== Data excerpts

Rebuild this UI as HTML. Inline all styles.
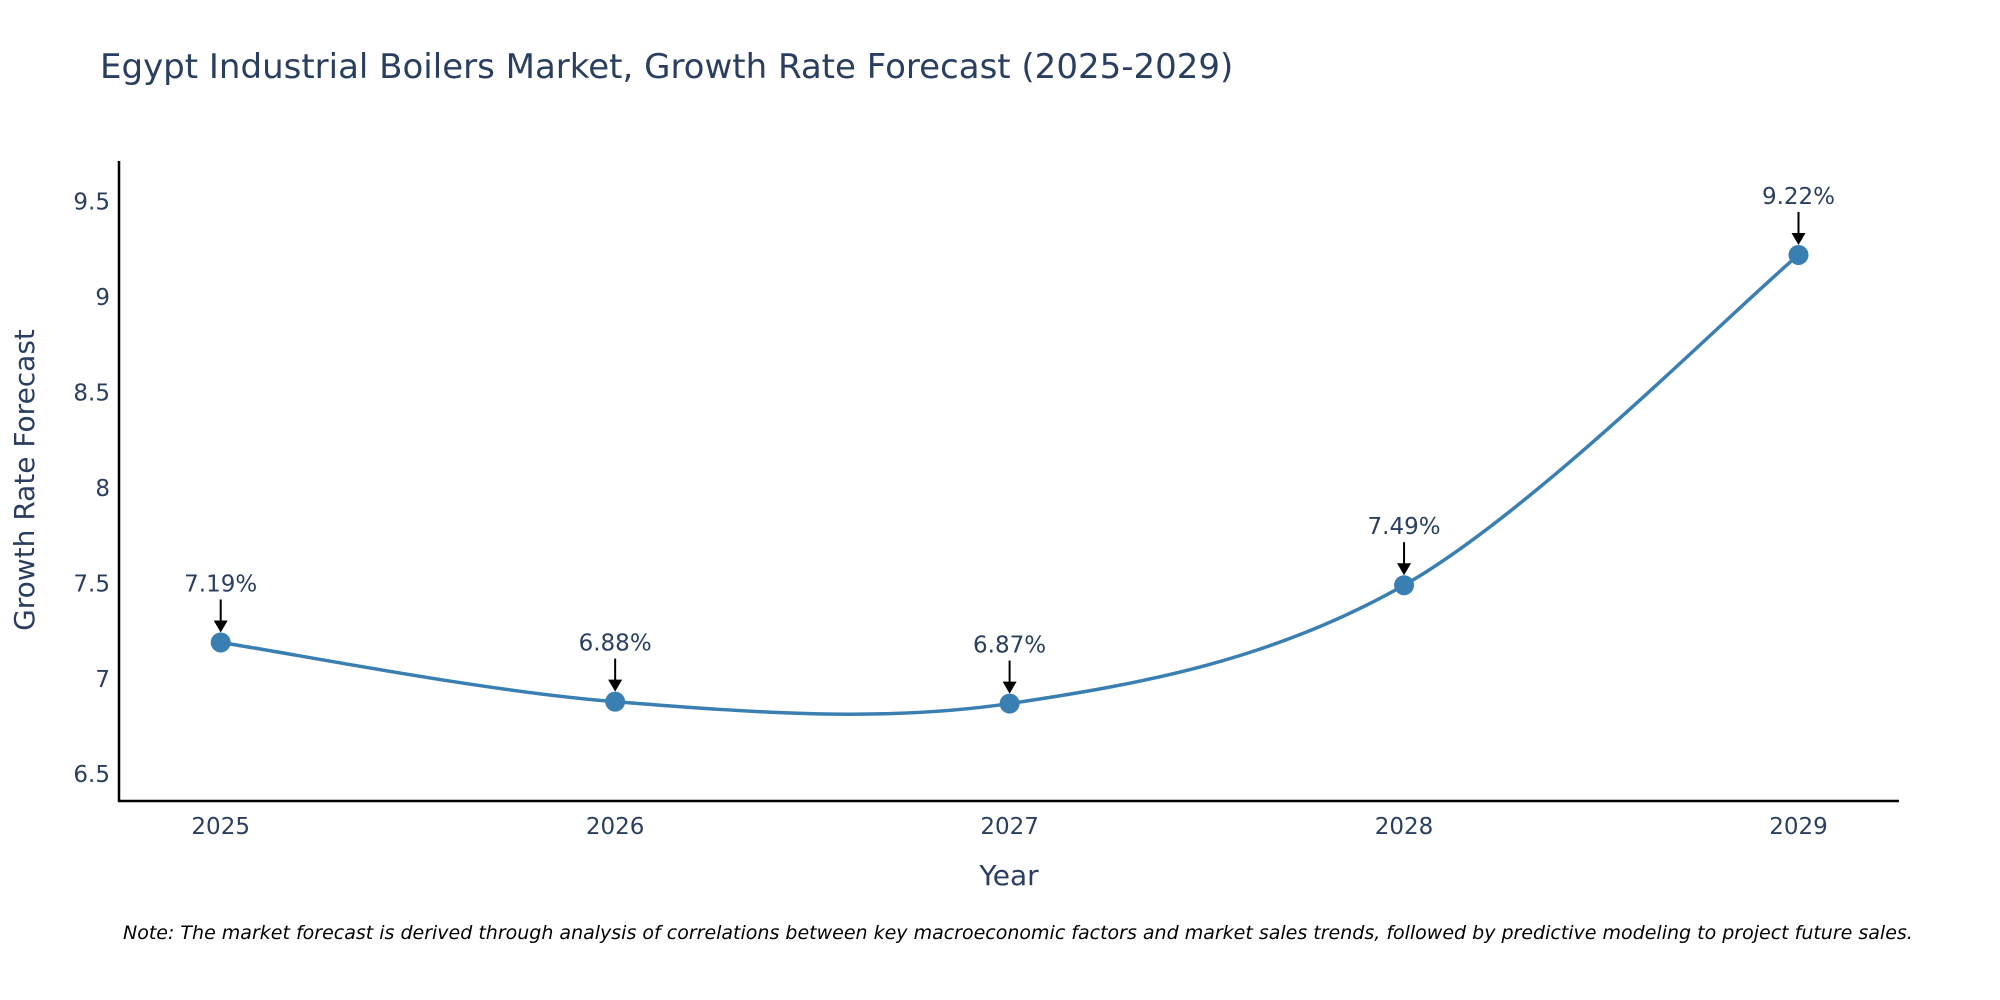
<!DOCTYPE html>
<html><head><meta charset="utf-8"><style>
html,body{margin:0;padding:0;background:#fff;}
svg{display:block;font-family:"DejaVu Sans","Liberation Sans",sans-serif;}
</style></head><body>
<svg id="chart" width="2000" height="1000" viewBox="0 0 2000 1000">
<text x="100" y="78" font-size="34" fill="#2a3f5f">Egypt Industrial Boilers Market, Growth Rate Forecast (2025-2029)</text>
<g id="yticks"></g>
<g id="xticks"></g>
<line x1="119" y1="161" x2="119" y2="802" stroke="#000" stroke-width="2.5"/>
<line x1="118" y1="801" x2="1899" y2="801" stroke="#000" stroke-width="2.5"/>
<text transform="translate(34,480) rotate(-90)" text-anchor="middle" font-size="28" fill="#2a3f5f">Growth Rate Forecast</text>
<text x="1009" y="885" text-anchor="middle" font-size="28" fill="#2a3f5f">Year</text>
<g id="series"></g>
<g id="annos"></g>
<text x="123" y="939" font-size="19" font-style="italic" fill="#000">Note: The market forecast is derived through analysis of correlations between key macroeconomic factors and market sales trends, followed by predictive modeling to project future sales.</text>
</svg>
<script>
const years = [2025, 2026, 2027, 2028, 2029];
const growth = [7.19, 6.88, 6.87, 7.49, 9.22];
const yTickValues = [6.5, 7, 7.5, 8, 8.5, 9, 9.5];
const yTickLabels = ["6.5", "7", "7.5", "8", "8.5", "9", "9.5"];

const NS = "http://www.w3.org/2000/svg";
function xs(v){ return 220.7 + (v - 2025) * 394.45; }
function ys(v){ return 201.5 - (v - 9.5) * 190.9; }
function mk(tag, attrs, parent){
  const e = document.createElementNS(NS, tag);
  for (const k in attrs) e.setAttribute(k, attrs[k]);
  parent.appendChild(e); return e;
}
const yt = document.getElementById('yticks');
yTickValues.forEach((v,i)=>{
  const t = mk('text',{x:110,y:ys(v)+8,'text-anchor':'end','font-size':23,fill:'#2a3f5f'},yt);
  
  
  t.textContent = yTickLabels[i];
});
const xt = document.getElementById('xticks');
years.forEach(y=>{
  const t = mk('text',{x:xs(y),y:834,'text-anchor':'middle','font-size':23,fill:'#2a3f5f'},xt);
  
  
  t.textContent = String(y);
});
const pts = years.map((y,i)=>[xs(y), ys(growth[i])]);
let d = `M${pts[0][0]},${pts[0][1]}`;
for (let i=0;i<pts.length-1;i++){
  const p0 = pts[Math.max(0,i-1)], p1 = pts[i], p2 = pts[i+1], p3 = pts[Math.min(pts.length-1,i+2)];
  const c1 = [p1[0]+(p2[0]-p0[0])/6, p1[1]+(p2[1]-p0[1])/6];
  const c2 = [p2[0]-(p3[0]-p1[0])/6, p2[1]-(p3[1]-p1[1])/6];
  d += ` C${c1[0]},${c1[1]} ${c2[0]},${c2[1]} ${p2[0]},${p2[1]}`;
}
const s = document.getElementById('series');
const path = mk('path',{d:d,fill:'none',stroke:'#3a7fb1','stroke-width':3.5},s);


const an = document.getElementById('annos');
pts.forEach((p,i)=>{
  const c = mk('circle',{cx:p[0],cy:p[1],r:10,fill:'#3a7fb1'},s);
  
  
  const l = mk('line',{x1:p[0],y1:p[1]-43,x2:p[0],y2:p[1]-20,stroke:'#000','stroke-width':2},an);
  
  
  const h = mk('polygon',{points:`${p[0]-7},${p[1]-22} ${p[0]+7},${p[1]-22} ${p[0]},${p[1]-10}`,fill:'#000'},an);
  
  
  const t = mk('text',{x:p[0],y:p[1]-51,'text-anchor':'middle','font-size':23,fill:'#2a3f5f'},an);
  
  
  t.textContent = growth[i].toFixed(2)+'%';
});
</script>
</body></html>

====
== Data excerpts

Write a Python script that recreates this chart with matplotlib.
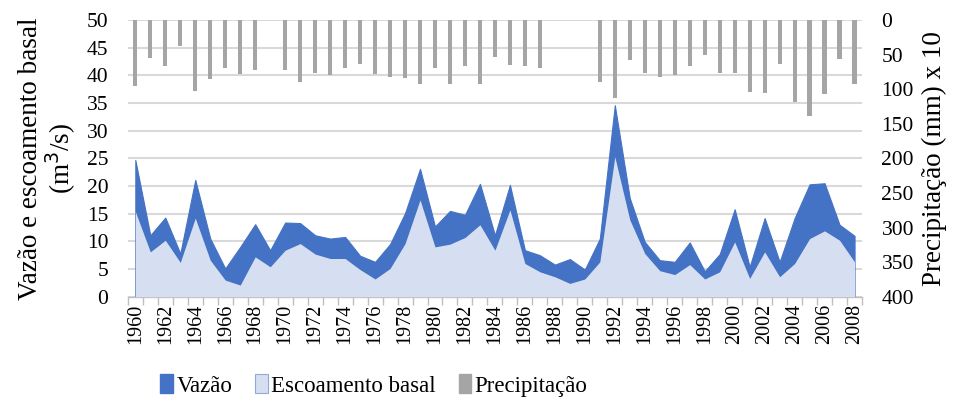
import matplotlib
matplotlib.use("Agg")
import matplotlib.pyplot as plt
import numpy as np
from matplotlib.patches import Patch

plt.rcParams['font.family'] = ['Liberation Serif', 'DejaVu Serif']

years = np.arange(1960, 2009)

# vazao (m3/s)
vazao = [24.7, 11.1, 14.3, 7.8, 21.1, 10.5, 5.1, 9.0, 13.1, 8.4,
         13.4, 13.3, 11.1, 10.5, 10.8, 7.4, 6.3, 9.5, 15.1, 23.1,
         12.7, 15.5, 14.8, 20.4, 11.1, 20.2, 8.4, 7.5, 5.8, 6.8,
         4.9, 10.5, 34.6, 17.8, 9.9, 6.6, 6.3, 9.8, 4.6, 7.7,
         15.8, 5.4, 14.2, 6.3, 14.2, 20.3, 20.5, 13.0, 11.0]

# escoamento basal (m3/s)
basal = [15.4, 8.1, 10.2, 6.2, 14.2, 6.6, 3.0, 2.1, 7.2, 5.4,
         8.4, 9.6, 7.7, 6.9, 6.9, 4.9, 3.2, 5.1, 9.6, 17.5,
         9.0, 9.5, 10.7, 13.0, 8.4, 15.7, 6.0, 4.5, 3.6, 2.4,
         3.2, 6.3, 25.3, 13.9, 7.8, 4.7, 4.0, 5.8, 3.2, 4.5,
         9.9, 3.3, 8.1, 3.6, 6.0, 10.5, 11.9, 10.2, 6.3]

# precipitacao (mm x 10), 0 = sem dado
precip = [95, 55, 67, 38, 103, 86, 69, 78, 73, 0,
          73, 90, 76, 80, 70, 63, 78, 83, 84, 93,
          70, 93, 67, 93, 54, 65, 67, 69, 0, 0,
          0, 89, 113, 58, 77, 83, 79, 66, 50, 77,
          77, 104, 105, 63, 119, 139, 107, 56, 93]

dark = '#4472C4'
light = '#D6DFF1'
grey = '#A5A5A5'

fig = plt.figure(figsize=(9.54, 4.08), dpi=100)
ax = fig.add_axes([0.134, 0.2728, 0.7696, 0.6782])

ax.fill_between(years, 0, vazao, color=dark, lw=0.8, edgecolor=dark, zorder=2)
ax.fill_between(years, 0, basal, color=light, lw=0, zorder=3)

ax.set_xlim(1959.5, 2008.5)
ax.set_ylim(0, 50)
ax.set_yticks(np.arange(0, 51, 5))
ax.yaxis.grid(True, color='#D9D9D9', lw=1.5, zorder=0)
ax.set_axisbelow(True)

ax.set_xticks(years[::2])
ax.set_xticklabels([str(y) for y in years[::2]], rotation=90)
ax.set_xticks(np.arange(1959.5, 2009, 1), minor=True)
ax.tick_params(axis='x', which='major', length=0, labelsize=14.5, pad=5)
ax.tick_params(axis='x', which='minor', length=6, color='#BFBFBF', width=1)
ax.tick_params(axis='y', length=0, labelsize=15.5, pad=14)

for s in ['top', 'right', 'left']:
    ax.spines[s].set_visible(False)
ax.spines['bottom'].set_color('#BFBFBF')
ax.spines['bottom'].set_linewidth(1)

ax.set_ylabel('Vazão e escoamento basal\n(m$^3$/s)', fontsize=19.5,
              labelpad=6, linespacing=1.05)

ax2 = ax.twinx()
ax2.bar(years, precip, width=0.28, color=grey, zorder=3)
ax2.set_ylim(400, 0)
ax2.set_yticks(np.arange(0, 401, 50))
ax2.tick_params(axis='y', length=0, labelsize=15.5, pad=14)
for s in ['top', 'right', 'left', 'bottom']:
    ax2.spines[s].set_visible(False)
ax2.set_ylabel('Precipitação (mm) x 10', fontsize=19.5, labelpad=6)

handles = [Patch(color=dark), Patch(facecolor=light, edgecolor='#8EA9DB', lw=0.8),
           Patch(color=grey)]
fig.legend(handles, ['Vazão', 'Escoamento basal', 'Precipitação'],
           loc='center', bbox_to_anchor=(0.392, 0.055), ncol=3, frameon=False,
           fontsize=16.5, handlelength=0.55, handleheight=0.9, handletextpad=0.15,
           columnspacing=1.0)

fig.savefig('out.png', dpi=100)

====

Everything above from the line with "Write a Python" through the line with "9.9, 3.3, 8.1, 3.6, 6.0, 10.5, 11.9, 10.2, 6.3]" should be retyped exactly, and nothing else; omit pictures.

Write a Python script that recreates this chart with matplotlib.
import matplotlib
matplotlib.use("Agg")
import matplotlib.pyplot as plt
import numpy as np
from matplotlib.patches import Patch

plt.rcParams['font.family'] = ['Liberation Serif', 'DejaVu Serif']

years = np.arange(1960, 2009)

# vazao (m3/s)
vazao = [24.7, 11.1, 14.3, 7.8, 21.1, 10.5, 5.1, 9.0, 13.1, 8.4,
         13.4, 13.3, 11.1, 10.5, 10.8, 7.4, 6.3, 9.5, 15.1, 23.1,
         12.7, 15.5, 14.8, 20.4, 11.1, 20.2, 8.4, 7.5, 5.8, 6.8,
         4.9, 10.5, 34.6, 17.8, 9.9, 6.6, 6.3, 9.8, 4.6, 7.7,
         15.8, 5.4, 14.2, 6.3, 14.2, 20.3, 20.5, 13.0, 11.0]

# escoamento basal (m3/s)
basal = [15.4, 8.1, 10.2, 6.2, 14.2, 6.6, 3.0, 2.1, 7.2, 5.4,
         8.4, 9.6, 7.7, 6.9, 6.9, 4.9, 3.2, 5.1, 9.6, 17.5,
         9.0, 9.5, 10.7, 13.0, 8.4, 15.7, 6.0, 4.5, 3.6, 2.4,
         3.2, 6.3, 25.3, 13.9, 7.8, 4.7, 4.0, 5.8, 3.2, 4.5,
         9.9, 3.3, 8.1, 3.6, 6.0, 10.5, 11.9, 10.2, 6.3]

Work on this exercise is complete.